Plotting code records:

========================

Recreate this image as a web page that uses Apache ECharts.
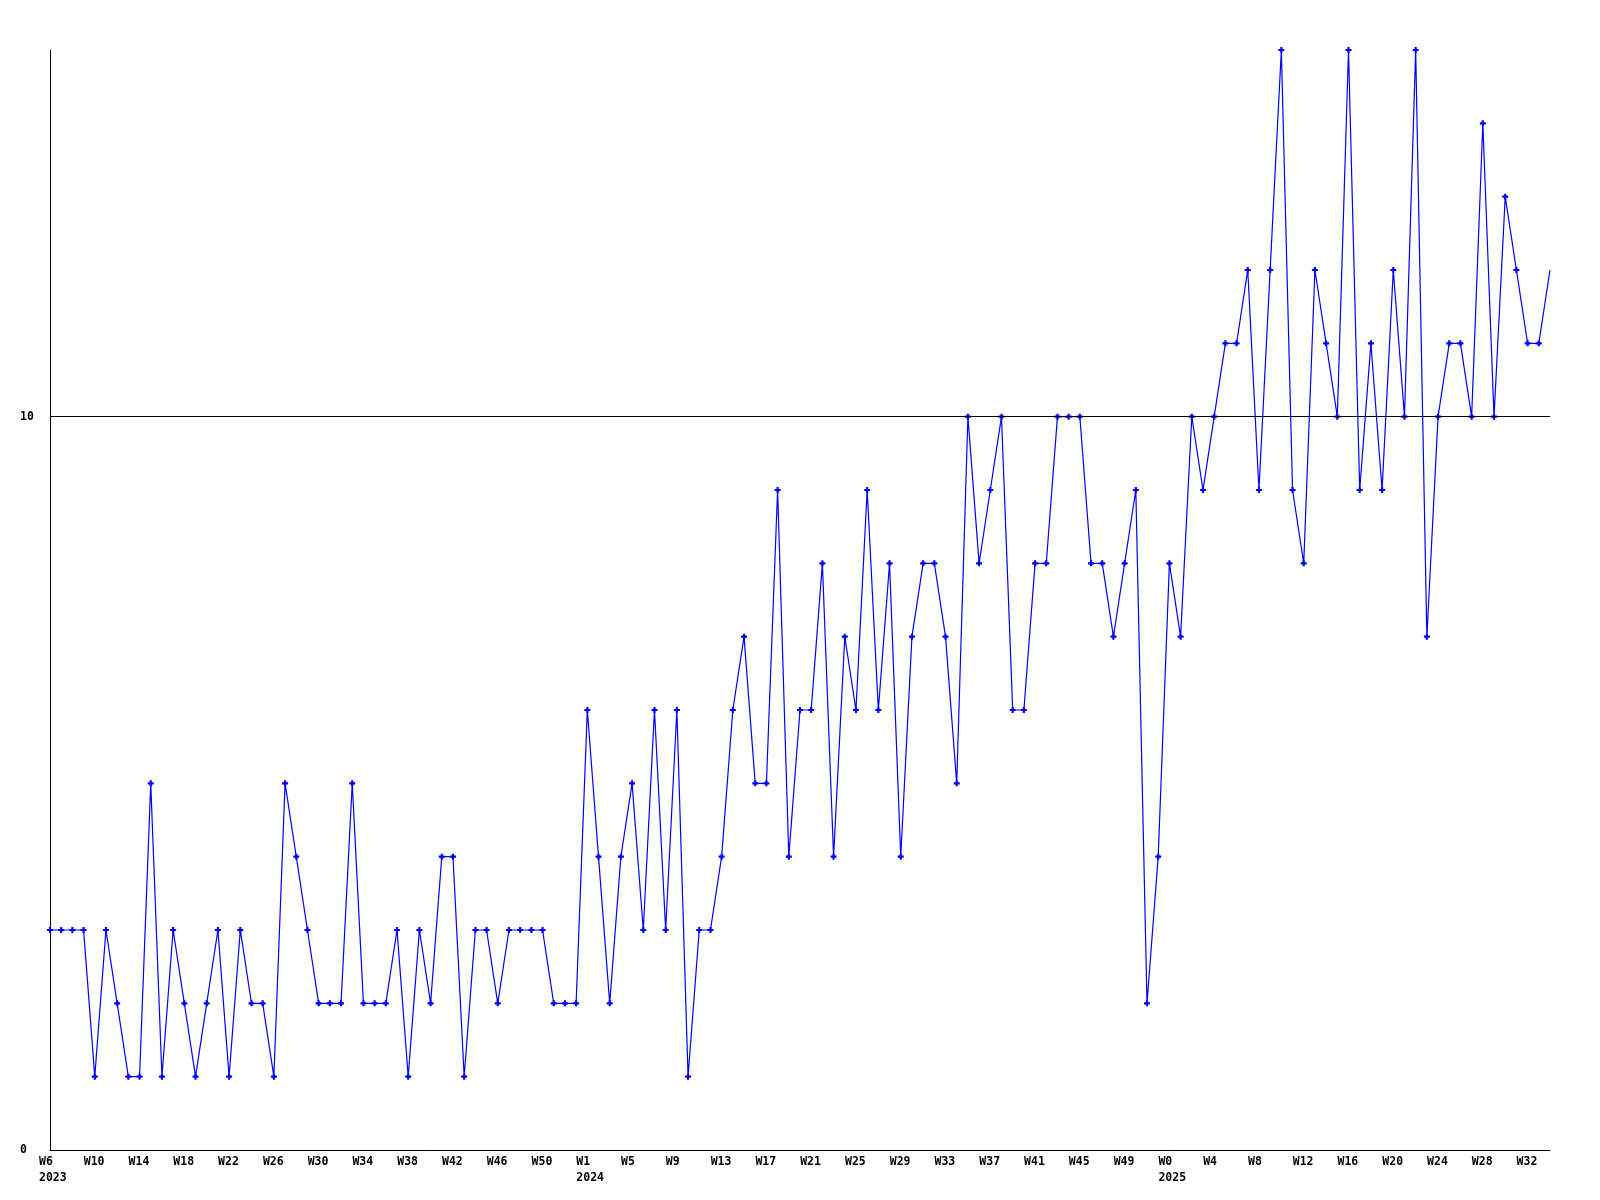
<!DOCTYPE html>
<html>
<head>
<meta charset="utf-8">
<script src="https://cdn.jsdelivr.net/npm/echarts@6/dist/echarts.min.js"></script>
<style>
  html, body { margin: 0; padding: 0; background: #ffffff; }
  #chart { width: 1600px; height: 1200px; }
</style>
</head>
<body>
<div id="chart"></div>
<script>
// Week labels (one per data point)
const weekLabels = [
  "W6","W7","W8","W9","W10","W11","W12","W13","W14","W15","W16","W17","W18","W19","W20","W21","W22","W23","W24","W25",
  "W26","W27","W28","W29","W30","W31","W32","W33","W34","W35","W36","W37","W38","W39","W40","W41","W42","W43","W44","W45",
  "W46","W47","W48","W49","W50","W51","W52","W53",
  "W1","W2","W3","W4","W5","W6","W7","W8","W9","W10","W11","W12","W13","W14","W15","W16","W17","W18","W19","W20",
  "W21","W22","W23","W24","W25","W26","W27","W28","W29","W30","W31","W32","W33","W34","W35","W36","W37","W38","W39","W40",
  "W41","W42","W43","W44","W45","W46","W47","W48","W49","W50","W51","W52",
  "W0","W1","W2","W3","W4","W5","W6","W7","W8","W9","W10","W11","W12","W13","W14","W15","W16","W17","W18","W19",
  "W20","W21","W22","W23","W24","W25","W26","W27","W28","W29","W30","W31","W32","W33","W34"
];
// Year shown under the first labelled week of each year
const yearStarts = { 0: "2023", 48: "2024", 100: "2025" };

// Weekly values
const values = [
  3,3,3,3,1,3,2,1,1,5,
  1,3,2,1,2,3,1,3,2,2,
  1,5,4,3,2,2,2,5,2,2,
  2,3,1,3,2,4,4,1,3,3,
  2,3,3,3,3,2,2,2,6,4,
  2,4,5,3,6,3,6,1,3,3,
  4,6,7,5,5,9,4,6,6,8,
  4,7,6,9,6,8,4,7,8,8,
  7,5,10,8,9,10,6,6,8,8,
  10,10,10,8,8,7,8,9,2,4,
  8,7,10,9,10,11,11,12,9,12,
  15,9,8,12,11,10,15,9,11,9,
  12,10,15,7,10,11,11,10,14,10,
  13,12,11,11,12
];

const yMin = 0, yMax = 15, yInterval = 10;
const refLineValue = 10;

const FONT = '"DejaVu Sans Mono", "Liberation Mono", monospace';
const plusPath = 'path://M1.6,0H3.4V1.6H5V3.4H3.4V5H1.6V3.4H0V1.6H1.6Z';

const chart = echarts.init(document.getElementById('chart'), null, { renderer: 'canvas' });
chart.setOption({
  animation: false,
  backgroundColor: '#ffffff',
  grid: { left: 50, right: 50, top: 50, bottom: 50, containLabel: false },
  xAxis: {
    type: 'category',
    data: weekLabels,
    boundaryGap: false,
    axisLine: { show: true, lineStyle: { color: '#000000', width: 1 } },
    axisTick: { show: false },
    splitLine: { show: false },
    axisLabel: {
      interval: 3,
      margin: 4,
      color: '#000000',
      fontFamily: FONT,
      fontWeight: 'bold',
      fontSize: 11.5,
      lineHeight: 16,
      formatter: function (val, idx) {
        const y = yearStarts[idx];
        return y ? '{w|' + val + '}\n{w|' + y + '}' : '{w|' + val + '}';
      },
      rich: {
        w: {
          width: 22, align: 'left', color: '#000000',
          fontFamily: FONT, fontWeight: 'bold', fontSize: 11.5, lineHeight: 16
        }
      }
    }
  },
  yAxis: {
    type: 'value',
    min: yMin, max: yMax, interval: yInterval,
    axisLine: { show: true, lineStyle: { color: '#000000', width: 1 } },
    axisTick: { show: false },
    splitLine: { show: false },
    axisLabel: {
      showMaxLabel: false,
      align: 'left',
      margin: 30,
      color: '#000000',
      fontFamily: FONT,
      fontWeight: 'bold',
      fontSize: 11.5
    }
  },
  series: [{
    type: 'line',
    data: values,
    symbol: function (v, params) {
      return params.dataIndex === values.length - 1 ? 'none' : plusPath;
    },
    symbolSize: 6,
    showAllSymbol: true,
    itemStyle: { color: '#0000ff' },
    lineStyle: { color: '#0000ff', width: 1.2 },
    markLine: {
      silent: true,
      symbol: 'none',
      label: { show: false },
      lineStyle: { color: '#000000', type: 'solid', width: 1 },
      data: [{ yAxis: refLineValue }]
    }
  }]
});
</script>
</body>
</html>
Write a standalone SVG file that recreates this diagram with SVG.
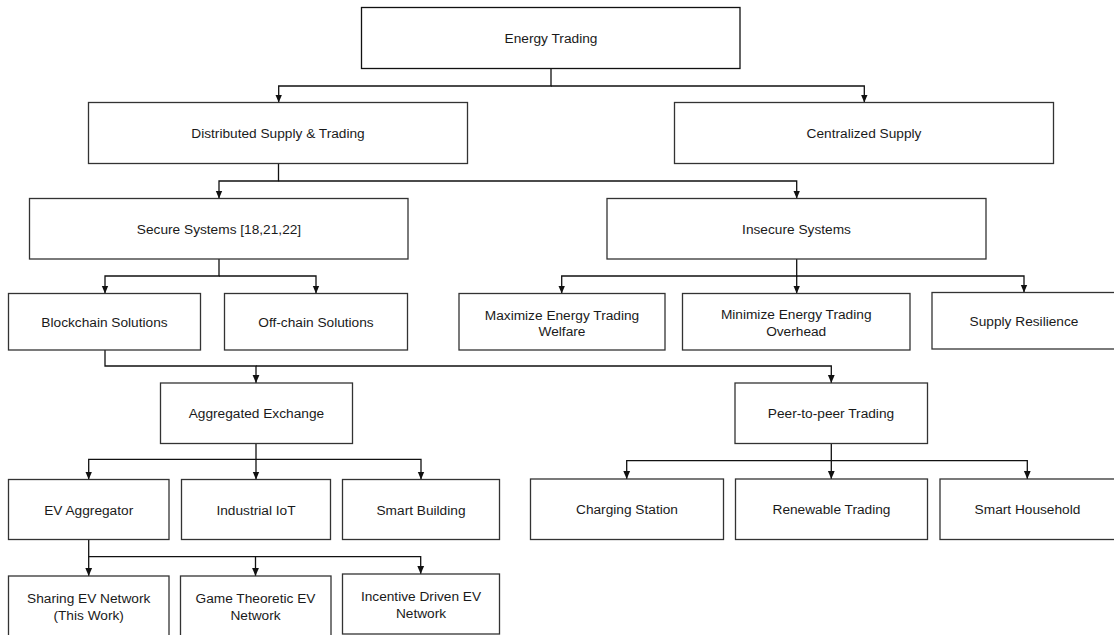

========================

Written problem »
Reproduce all entries exactly. Pictures do not belong in the copy.

Solution for this exercise »
Recreate this image as a web page that uses Apache ECharts.
<!DOCTYPE html>
<html>
<head>
<meta charset="utf-8">
<script src="https://cdn.jsdelivr.net/npm/echarts@6/dist/echarts.min.js"></script>
<style>
  html, body { margin: 0; padding: 0; background: #ffffff; }
  #chart { width: 1600px; height: 1200px; }
</style>
</head>
<body>
<div id="chart"></div>
<script>
// Week labels (one per data point)
const weekLabels = [
  "W6","W7","W8","W9","W10","W11","W12","W13","W14","W15","W16","W17","W18","W19","W20","W21","W22","W23","W24","W25",
  "W26","W27","W28","W29","W30","W31","W32","W33","W34","W35","W36","W37","W38","W39","W40","W41","W42","W43","W44","W45",
  "W46","W47","W48","W49","W50","W51","W52","W53",
  "W1","W2","W3","W4","W5","W6","W7","W8","W9","W10","W11","W12","W13","W14","W15","W16","W17","W18","W19","W20",
  "W21","W22","W23","W24","W25","W26","W27","W28","W29","W30","W31","W32","W33","W34","W35","W36","W37","W38","W39","W40",
  "W41","W42","W43","W44","W45","W46","W47","W48","W49","W50","W51","W52",
  "W0","W1","W2","W3","W4","W5","W6","W7","W8","W9","W10","W11","W12","W13","W14","W15","W16","W17","W18","W19",
  "W20","W21","W22","W23","W24","W25","W26","W27","W28","W29","W30","W31","W32","W33","W34"
];
// Year shown under the first labelled week of each year
const yearStarts = { 0: "2023", 48: "2024", 100: "2025" };

// Weekly values
const values = [
  3,3,3,3,1,3,2,1,1,5,
  1,3,2,1,2,3,1,3,2,2,
  1,5,4,3,2,2,2,5,2,2,
  2,3,1,3,2,4,4,1,3,3,
  2,3,3,3,3,2,2,2,6,4,
  2,4,5,3,6,3,6,1,3,3,
  4,6,7,5,5,9,4,6,6,8,
  4,7,6,9,6,8,4,7,8,8,
  7,5,10,8,9,10,6,6,8,8,
  10,10,10,8,8,7,8,9,2,4,
  8,7,10,9,10,11,11,12,9,12,
  15,9,8,12,11,10,15,9,11,9,
  12,10,15,7,10,11,11,10,14,10,
  13,12,11,11,12
];

const yMin = 0, yMax = 15, yInterval = 10;
const refLineValue = 10;

const FONT = '"DejaVu Sans Mono", "Liberation Mono", monospace';
const plusPath = 'path://M1.6,0H3.4V1.6H5V3.4H3.4V5H1.6V3.4H0V1.6H1.6Z';

const chart = echarts.init(document.getElementById('chart'), null, { renderer: 'canvas' });
chart.setOption({
  animation: false,
  backgroundColor: '#ffffff',
  grid: { left: 50, right: 50, top: 50, bottom: 50, containLabel: false },
  xAxis: {
    type: 'category',
    data: weekLabels,
    boundaryGap: false,
    axisLine: { show: true, lineStyle: { color: '#000000', width: 1 } },
    axisTick: { show: false },
    splitLine: { show: false },
    axisLabel: {
      interval: 3,
      margin: 4,
      color: '#000000',
      fontFamily: FONT,
      fontWeight: 'bold',
      fontSize: 11.5,
      lineHeight: 16,
      formatter: function (val, idx) {
        const y = yearStarts[idx];
        return y ? '{w|' + val + '}\n{w|' + y + '}' : '{w|' + val + '}';
      },
      rich: {
        w: {
          width: 22, align: 'left', color: '#000000',
          fontFamily: FONT, fontWeight: 'bold', fontSize: 11.5, lineHeight: 16
        }
      }
    }
  },
  yAxis: {
    type: 'value',
    min: yMin, max: yMax, interval: yInterval,
    axisLine: { show: true, lineStyle: { color: '#000000', width: 1 } },
    axisTick: { show: false },
    splitLine: { show: false },
    axisLabel: {
      showMaxLabel: false,
      align: 'left',
      margin: 30,
      color: '#000000',
      fontFamily: FONT,
      fontWeight: 'bold',
      fontSize: 11.5
    }
  },
  series: [{
    type: 'line',
    data: values,
    symbol: function (v, params) {
      return params.dataIndex === values.length - 1 ? 'none' : plusPath;
    },
    symbolSize: 6,
    showAllSymbol: true,
    itemStyle: { color: '#0000ff' },
    lineStyle: { color: '#0000ff', width: 1.2 },
    markLine: {
      silent: true,
      symbol: 'none',
      label: { show: false },
      lineStyle: { color: '#000000', type: 'solid', width: 1 },
      data: [{ yAxis: refLineValue }]
    }
  }]
});
</script>
</body>
</html>
Write a standalone SVG file that recreates this diagram with SVG.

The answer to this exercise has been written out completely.